> **INFORMATION SHOWN**:
════════════════

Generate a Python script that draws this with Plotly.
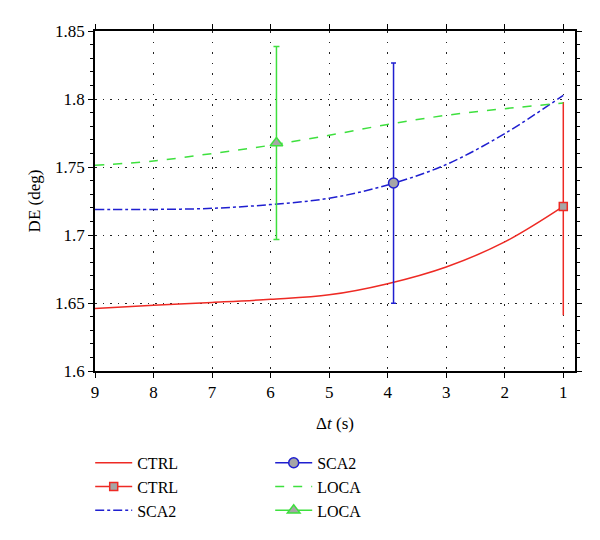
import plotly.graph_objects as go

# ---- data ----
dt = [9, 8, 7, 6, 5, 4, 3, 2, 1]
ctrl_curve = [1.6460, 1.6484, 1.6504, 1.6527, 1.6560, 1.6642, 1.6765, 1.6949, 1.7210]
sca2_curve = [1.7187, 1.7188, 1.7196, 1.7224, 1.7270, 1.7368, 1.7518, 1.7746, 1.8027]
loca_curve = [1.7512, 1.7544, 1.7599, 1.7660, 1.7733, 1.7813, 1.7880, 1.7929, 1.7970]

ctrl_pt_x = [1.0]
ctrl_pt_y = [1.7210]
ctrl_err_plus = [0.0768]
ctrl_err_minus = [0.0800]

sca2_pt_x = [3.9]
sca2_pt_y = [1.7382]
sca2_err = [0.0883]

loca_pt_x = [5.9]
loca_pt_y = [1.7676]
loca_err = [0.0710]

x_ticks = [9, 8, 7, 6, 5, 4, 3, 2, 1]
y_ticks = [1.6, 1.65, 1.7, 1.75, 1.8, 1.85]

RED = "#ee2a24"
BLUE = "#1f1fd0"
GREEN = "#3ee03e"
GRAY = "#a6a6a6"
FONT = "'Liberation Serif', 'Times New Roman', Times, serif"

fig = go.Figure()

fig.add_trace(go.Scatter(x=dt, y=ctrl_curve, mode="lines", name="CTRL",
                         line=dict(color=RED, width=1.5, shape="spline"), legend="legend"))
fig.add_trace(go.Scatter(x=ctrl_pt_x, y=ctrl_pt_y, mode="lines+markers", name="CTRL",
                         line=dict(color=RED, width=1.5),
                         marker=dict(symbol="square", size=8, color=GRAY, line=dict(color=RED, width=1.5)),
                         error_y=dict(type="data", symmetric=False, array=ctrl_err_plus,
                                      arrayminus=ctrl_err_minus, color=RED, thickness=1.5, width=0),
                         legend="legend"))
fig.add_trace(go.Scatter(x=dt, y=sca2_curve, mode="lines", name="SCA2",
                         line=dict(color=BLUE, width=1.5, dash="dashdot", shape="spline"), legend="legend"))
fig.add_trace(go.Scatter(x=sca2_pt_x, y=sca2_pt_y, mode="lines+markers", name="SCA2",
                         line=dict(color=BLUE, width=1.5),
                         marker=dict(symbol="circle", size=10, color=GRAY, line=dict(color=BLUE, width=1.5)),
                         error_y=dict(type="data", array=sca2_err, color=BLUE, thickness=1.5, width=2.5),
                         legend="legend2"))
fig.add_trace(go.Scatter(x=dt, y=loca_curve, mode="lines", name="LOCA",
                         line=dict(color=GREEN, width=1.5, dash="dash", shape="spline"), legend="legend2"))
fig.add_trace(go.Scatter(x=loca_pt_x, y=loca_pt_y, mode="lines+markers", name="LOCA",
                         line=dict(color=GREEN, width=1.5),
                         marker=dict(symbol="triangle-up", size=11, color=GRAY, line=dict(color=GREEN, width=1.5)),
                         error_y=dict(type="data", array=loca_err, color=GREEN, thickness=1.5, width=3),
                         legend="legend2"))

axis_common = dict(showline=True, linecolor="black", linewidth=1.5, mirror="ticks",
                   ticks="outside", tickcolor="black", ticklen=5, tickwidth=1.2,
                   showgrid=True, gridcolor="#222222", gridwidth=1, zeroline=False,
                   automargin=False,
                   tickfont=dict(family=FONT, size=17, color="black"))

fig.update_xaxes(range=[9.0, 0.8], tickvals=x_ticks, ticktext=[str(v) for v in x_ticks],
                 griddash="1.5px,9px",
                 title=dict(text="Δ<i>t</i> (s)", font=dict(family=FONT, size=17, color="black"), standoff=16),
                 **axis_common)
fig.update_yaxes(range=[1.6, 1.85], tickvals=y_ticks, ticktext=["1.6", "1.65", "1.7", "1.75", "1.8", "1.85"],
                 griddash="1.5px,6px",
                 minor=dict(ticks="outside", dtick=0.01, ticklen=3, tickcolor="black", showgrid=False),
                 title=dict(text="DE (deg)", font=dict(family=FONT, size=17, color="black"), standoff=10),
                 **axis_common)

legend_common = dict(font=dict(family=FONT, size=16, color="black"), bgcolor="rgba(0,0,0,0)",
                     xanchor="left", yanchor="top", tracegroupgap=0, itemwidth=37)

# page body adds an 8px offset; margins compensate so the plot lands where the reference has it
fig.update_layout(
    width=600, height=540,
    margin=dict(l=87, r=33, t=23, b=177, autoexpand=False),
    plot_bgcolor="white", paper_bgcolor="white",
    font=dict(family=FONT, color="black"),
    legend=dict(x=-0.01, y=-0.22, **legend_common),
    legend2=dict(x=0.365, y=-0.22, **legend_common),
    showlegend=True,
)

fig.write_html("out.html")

════════════════

Transcribe the full listing above exactly as it stands, minus the pictures.

Generate a Python script that draws this with Plotly.
import plotly.graph_objects as go

# ---- data ----
dt = [9, 8, 7, 6, 5, 4, 3, 2, 1]
ctrl_curve = [1.6460, 1.6484, 1.6504, 1.6527, 1.6560, 1.6642, 1.6765, 1.6949, 1.7210]
sca2_curve = [1.7187, 1.7188, 1.7196, 1.7224, 1.7270, 1.7368, 1.7518, 1.7746, 1.8027]
loca_curve = [1.7512, 1.7544, 1.7599, 1.7660, 1.7733, 1.7813, 1.7880, 1.7929, 1.7970]

ctrl_pt_x = [1.0]
ctrl_pt_y = [1.7210]
ctrl_err_plus = [0.0768]
ctrl_err_minus = [0.0800]

sca2_pt_x = [3.9]
sca2_pt_y = [1.7382]
sca2_err = [0.0883]

loca_pt_x = [5.9]
loca_pt_y = [1.7676]
loca_err = [0.0710]

x_ticks = [9, 8, 7, 6, 5, 4, 3, 2, 1]
y_ticks = [1.6, 1.65, 1.7, 1.75, 1.8, 1.85]

RED = "#ee2a24"
BLUE = "#1f1fd0"
GREEN = "#3ee03e"
GRAY = "#a6a6a6"
FONT = "'Liberation Serif', 'Times New Roman', Times, serif"

fig = go.Figure()

fig.add_trace(go.Scatter(x=dt, y=ctrl_curve, mode="lines", name="CTRL",
                         line=dict(color=RED, width=1.5, shape="spline"), legend="legend"))
fig.add_trace(go.Scatter(x=ctrl_pt_x, y=ctrl_pt_y, mode="lines+markers", name="CTRL",
                         line=dict(color=RED, width=1.5),
                         marker=dict(symbol="square", size=8, color=GRAY, line=dict(color=RED, width=1.5)),
                         error_y=dict(type="data", symmetric=False, array=ctrl_err_plus,
                                      arrayminus=ctrl_err_minus, color=RED, thickness=1.5, width=0),
                         legend="legend"))
fig.add_trace(go.Scatter(x=dt, y=sca2_curve, mode="lines", name="SCA2",
                         line=dict(color=BLUE, width=1.5, dash="dashdot", shape="spline"), legend="legend"))
fig.add_trace(go.Scatter(x=sca2_pt_x, y=sca2_pt_y, mode="lines+markers", name="SCA2",
                         line=dict(color=BLUE, width=1.5),
                         marker=dict(symbol="circle", size=10, color=GRAY, line=dict(color=BLUE, width=1.5)),
                         error_y=dict(type="data", array=sca2_err, color=BLUE, thickness=1.5, width=2.5),
                         legend="legend2"))
fig.add_trace(go.Scatter(x=dt, y=loca_curve, mode="lines", name="LOCA",
                         line=dict(color=GREEN, width=1.5, dash="dash", shape="spline"), legend="legend2"))
fig.add_trace(go.Scatter(x=loca_pt_x, y=loca_pt_y, mode="lines+markers", name="LOCA",
                         line=dict(color=GREEN, width=1.5),
                         marker=dict(symbol="triangle-up", size=11, color=GRAY, line=dict(color=GREEN, width=1.5)),
                         error_y=dict(type="data", array=loca_err, color=GREEN, thickness=1.5, width=3),
                         legend="legend2"))

axis_common = dict(showline=True, linecolor="black", linewidth=1.5, mirror="ticks",
                   ticks="outside", tickcolor="black", ticklen=5, tickwidth=1.2,
                   showgrid=True, gridcolor="#222222", gridwidth=1, zeroline=False,
                   automargin=False,
                   tickfont=dict(family=FONT, size=17, color="black"))

fig.update_xaxes(range=[9.0, 0.8], tickvals=x_ticks, ticktext=[str(v) for v in x_ticks],
                 griddash="1.5px,9px",
                 title=dict(text="Δ<i>t</i> (s)", font=dict(family=FONT, size=17, color="black"), standoff=16),
                 **axis_common)
fig.update_yaxes(range=[1.6, 1.85], tickvals=y_ticks, ticktext=["1.6", "1.65", "1.7", "1.75", "1.8", "1.85"],
                 griddash="1.5px,6px",
                 minor=dict(ticks="outside", dtick=0.01, ticklen=3, tickcolor="black", showgrid=False),
                 title=dict(text="DE (deg)", font=dict(family=FONT, size=17, color="black"), standoff=10),
                 **axis_common)

legend_common = dict(font=dict(family=FONT, size=16, color="black"), bgcolor="rgba(0,0,0,0)",
                     xanchor="left", yanchor="top", tracegroupgap=0, itemwidth=37)

# page body adds an 8px offset; margins compensate so the plot lands where the reference has it
fig.update_layout(
    width=600, height=540,
    margin=dict(l=87, r=33, t=23, b=177, autoexpand=False),
    plot_bgcolor="white", paper_bgcolor="white",
    font=dict(family=FONT, color="black"),
    legend=dict(x=-0.01, y=-0.22, **legend_common),
    legend2=dict(x=0.365, y=-0.22, **legend_common),
    showlegend=True,
)

fig.write_html("out.html")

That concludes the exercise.